Iran sanctions could lead other producers to fill the breach

The US’ decision not to extend sanctions waivers for eight countries importing crude oil from Iran could remove around 1.1 MMb/d from global production, according to Rystad Energy.

 

The analyst now expects Iran’s oil output to fall to 2.27 MMb/d from July onwards.
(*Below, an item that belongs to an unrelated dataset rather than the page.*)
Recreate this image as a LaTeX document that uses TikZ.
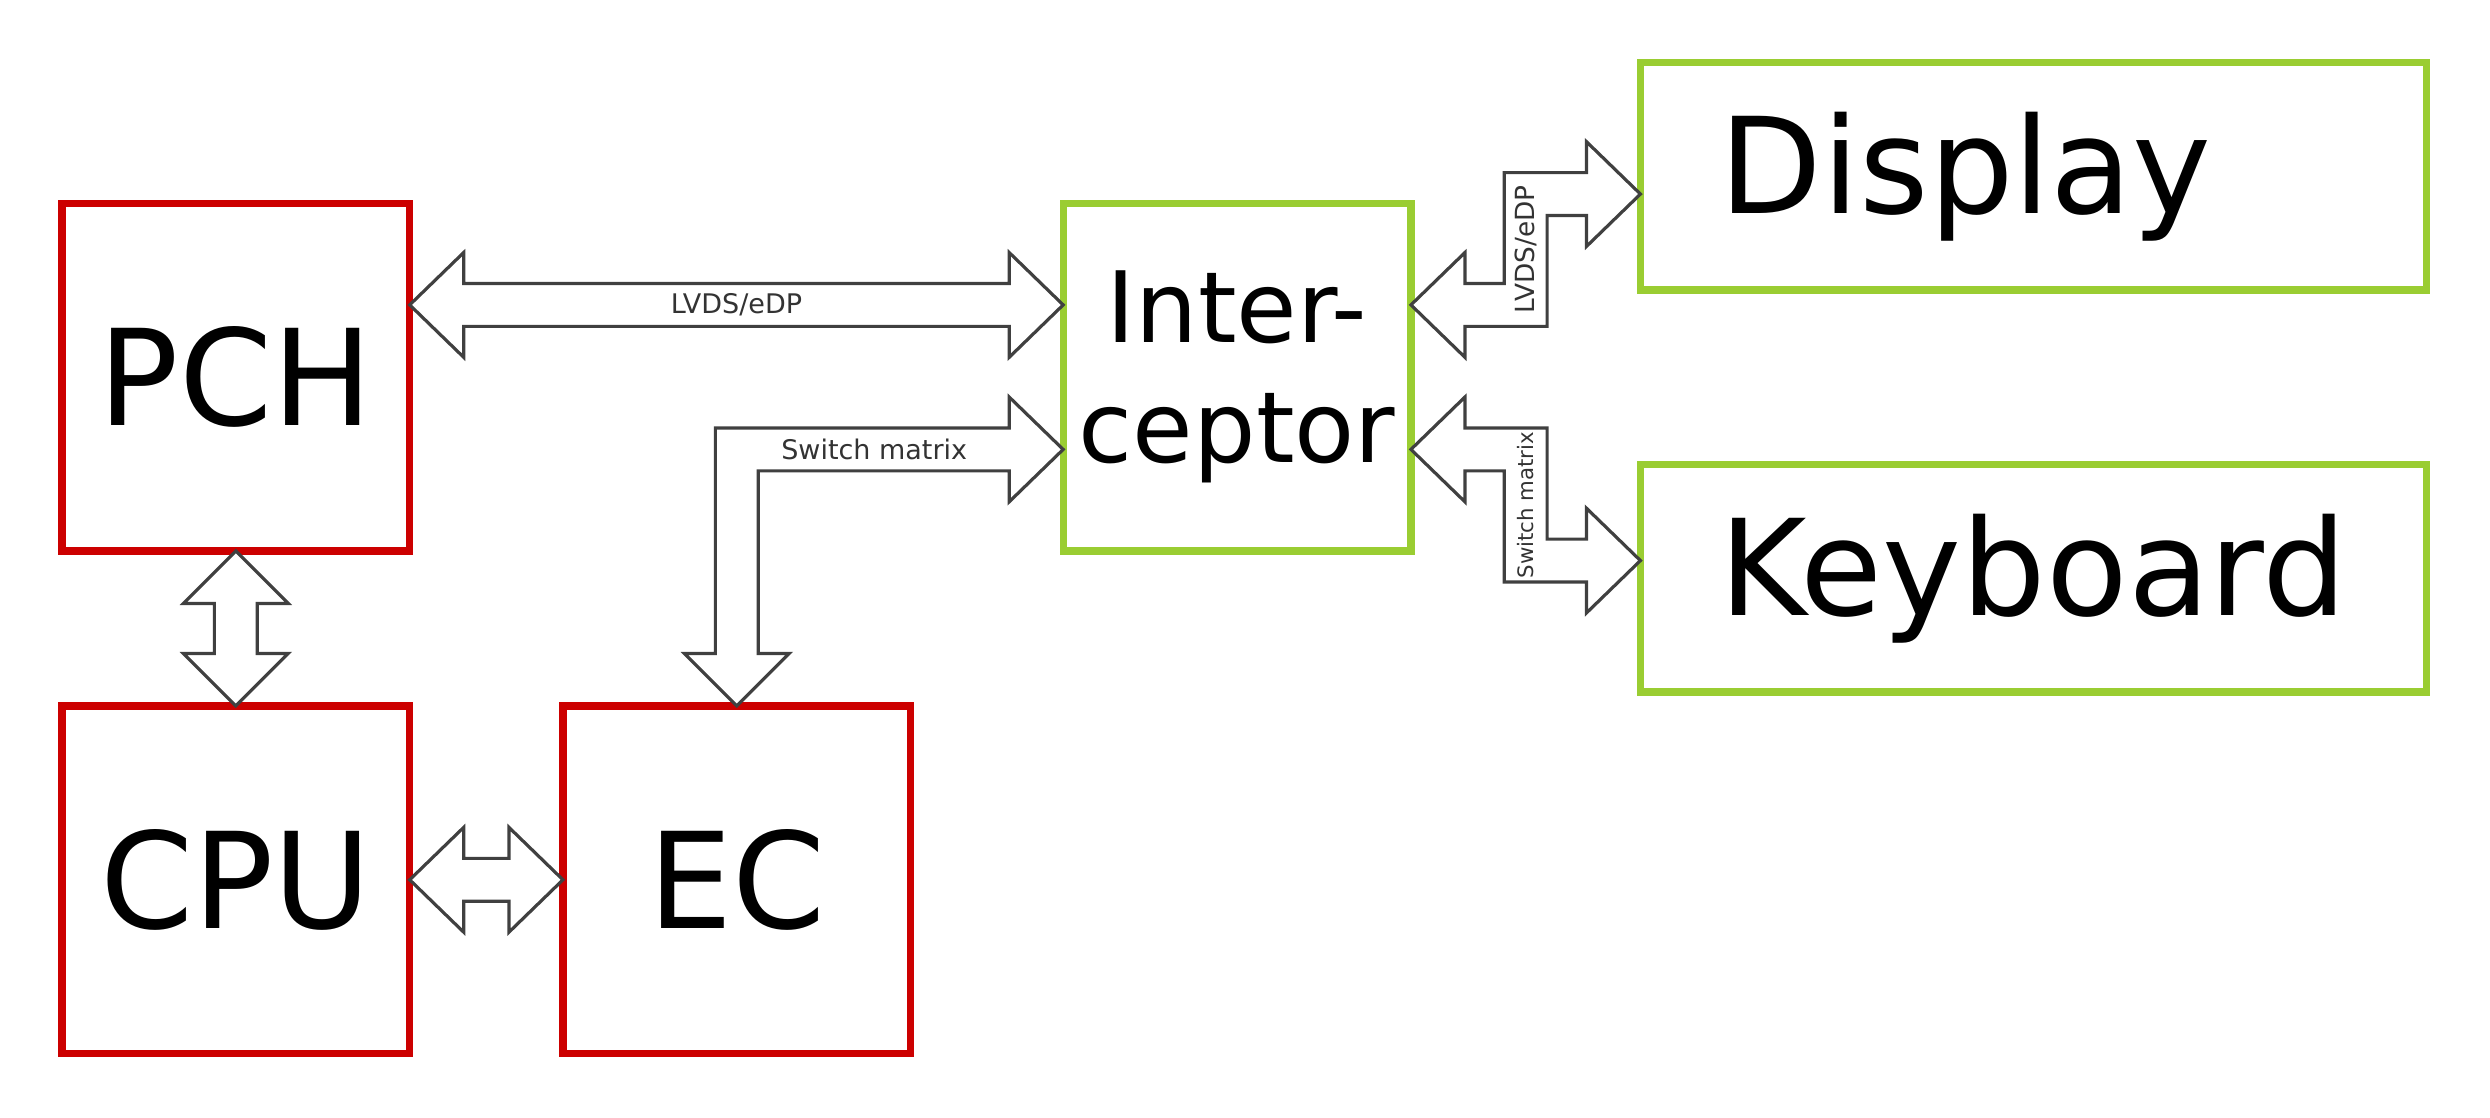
\documentclass[tikz,border=0pt]{standalone}
\usepackage{fontspec}
\setmainfont{DejaVu Sans}
\usetikzlibrary{calc}
\definecolor{boxred}{HTML}{CC0000}
\definecolor{boxgreen}{HTML}{9ACD32}
\definecolor{arrowgray}{HTML}{404040}
\definecolor{labelgray}{HTML}{333333}
\newcommand\hdarrow[2]{%
  \draw[barrow] (#1) -- ++(34,-33) -- ++(0,19.5) -- ($(#2)+(-34,-13.5)$) -- ++(0,-19.5) -- (#2)
    -- ++(-34,33) -- ++(0,-19.5) -- ($(#1)+(34,13.5)$) -- ++(0,19.5) -- cycle;}
\newcommand\vdarrow[2]{%
  \draw[barrow] (#1) -- ++(33,33) -- ++(-19.5,0) -- ($(#2)+(13.5,-33)$) -- ++(19.5,0) -- (#2)
    -- ++(-33,-33) -- ++(19.5,0) -- ($(#1)+(-13.5,33)$) -- ++(-19.5,0) -- cycle;}
\begin{document}
\begin{tikzpicture}[x=0.5pt,y=-0.5pt,
  blk/.style={draw, line width=2.3pt, inner sep=0pt, outer sep=0pt, anchor=center,
    font=\fontsize{42}{50}\selectfont},
  redblk/.style={blk, draw=boxred},
  greenblk/.style={blk, draw=boxgreen},
  sq/.style={minimum width=109.5pt, minimum height=109.5pt},
  wide/.style={minimum width=247.5pt, minimum height=71.6pt, text width=197.5pt,
    align=left, inner xsep=25pt},
  barrow/.style={draw=arrowgray, fill=white, line width=1pt, line join=miter},
  lbl/.style={text=labelgray, font=\fontsize{8.5}{10.2}\selectfont, inner sep=0pt},
  ]
\useasboundingbox (0,0) rectangle (1568,703.4);

% blocks
\node[redblk, sq] (pch) at (148.5,237.5) {PCH};
\node[redblk, sq] (cpu) at (148.5,554) {CPU};
\node[redblk, sq] (ec) at (464,554) {EC};
\node[greenblk, sq, align=center, font=\fontsize{31}{37.8}\selectfont] (int) at (779,237.5) {Inter-\\ceptor};
\node[greenblk, wide] (disp) at (1280.5,111) {Display};
\node[greenblk, wide] (kbd) at (1280.5,364.2) {Keyboard};

% tip coordinates
\coordinate (a1) at ($(pch.east)+(0,-45.5)$);
\coordinate (a2) at ($(int.west)+(0,-45.5)$);
\coordinate (s1) at ($(int.west)+(0,45.5)$);
\coordinate (s2) at (ec.north);
\coordinate (u1) at ($(int.east)+(0,-45.5)$);
\coordinate (u2) at ($(disp.west)+(0,11.2)$);
\coordinate (um) at ($(u1)!0.5!(u2)$);
\coordinate (l1) at ($(int.east)+(0,45.5)$);
\coordinate (l2) at ($(kbd.west)+(0,-11.2)$);
\coordinate (lm) at ($(l1)!0.5!(l2)$);

% PCH <-> Interceptor
\hdarrow{a1}{a2}
% PCH <-> CPU
\vdarrow{pch.south}{cpu.north}
% CPU <-> EC
\hdarrow{cpu.east}{ec.west}
% Interceptor <-> EC (L shape)
\draw[barrow] (s1) -- ++(-34,-33) -- ++(0,19.5) -- ($(s2 |- s1)+(-13.5,-13.5)$)
  -- ($(s2)+(-13.5,-33)$) -- ++(-19.5,0) -- (s2) -- ++(33,-33) -- ++(-19.5,0)
  -- ($(s2 |- s1)+(13.5,13.5)$) -- ($(s1)+(-34,13.5)$) -- ++(0,19.5) -- cycle;
% Interceptor <-> Display (Z shape)
\draw[barrow] (u1) -- ++(34,-33) -- ++(0,19.5) -- ($(um |- u1)+(-13.5,-13.5)$)
  -- ($(um |- u2)+(-13.5,-13.5)$) -- ($(u2)+(-34,-13.5)$) -- ++(0,-19.5) -- (u2)
  -- ++(-34,33) -- ++(0,-19.5) -- ($(um |- u2)+(13.5,13.5)$) -- ($(um |- u1)+(13.5,13.5)$)
  -- ($(u1)+(34,13.5)$) -- ++(0,19.5) -- cycle;
% Interceptor <-> Keyboard (Z shape)
\draw[barrow] (l1) -- ++(34,-33) -- ++(0,19.5) -- ($(lm |- l1)+(13.5,-13.5)$)
  -- ($(lm |- l2)+(13.5,-13.5)$) -- ($(l2)+(-34,-13.5)$) -- ++(0,-19.5) -- (l2)
  -- ++(-34,33) -- ++(0,-19.5) -- ($(lm |- l2)+(-13.5,13.5)$) -- ($(lm |- l1)+(-13.5,13.5)$)
  -- ($(l1)+(34,13.5)$) -- ++(0,19.5) -- cycle;

% labels
\node[lbl] (lab1) at ($(a1)!0.5!(a2)$) {LVDS/eDP};
\node[lbl] (lab2) at ($(s1)+(-119,0)$) {Switch matrix};
\node[lbl, rotate=90, font=\fontsize{8.3}{10}\selectfont] (lab3) at (um) {LVDS/eDP};
\node[lbl, rotate=90, font=\fontsize{6.7}{8}\selectfont] (lab4) at (lm) {Switch matrix};
\end{tikzpicture}
\end{document}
Most of the ‘lost’ oil will be of medium-sour and heavy-sour quality.

 

However, Bjørnar Tonhaugen, head of oil market research at Rystad, said that Saudi Arabia and its allies could easily make up the shortfall, and this would likely limit the positive impact on crude prices.

 

Since last October 2018, Saudi Arabia, Russia, the UAE, and Iraq have cut their production cumulatively by 1.3 MMb/d.

 

In April 2018, Iran was exporting around 2.5 MMb/d of crude, but exports have since fallen to 1.1 MMb/d.

 

“In our new base case, we no longer expect India to buy Iranian oil after May,” Mr Tonhaugen said, “and now only expect China and Turkey to continue purchasing Iranian cargoes.

 

“We lower our Iranian crude exports estimate from 900,000 b/d to 600,000 b/d from May 2019 onwards, allocating around 500,000 b/d of exports to China and the remainder to Turkey.”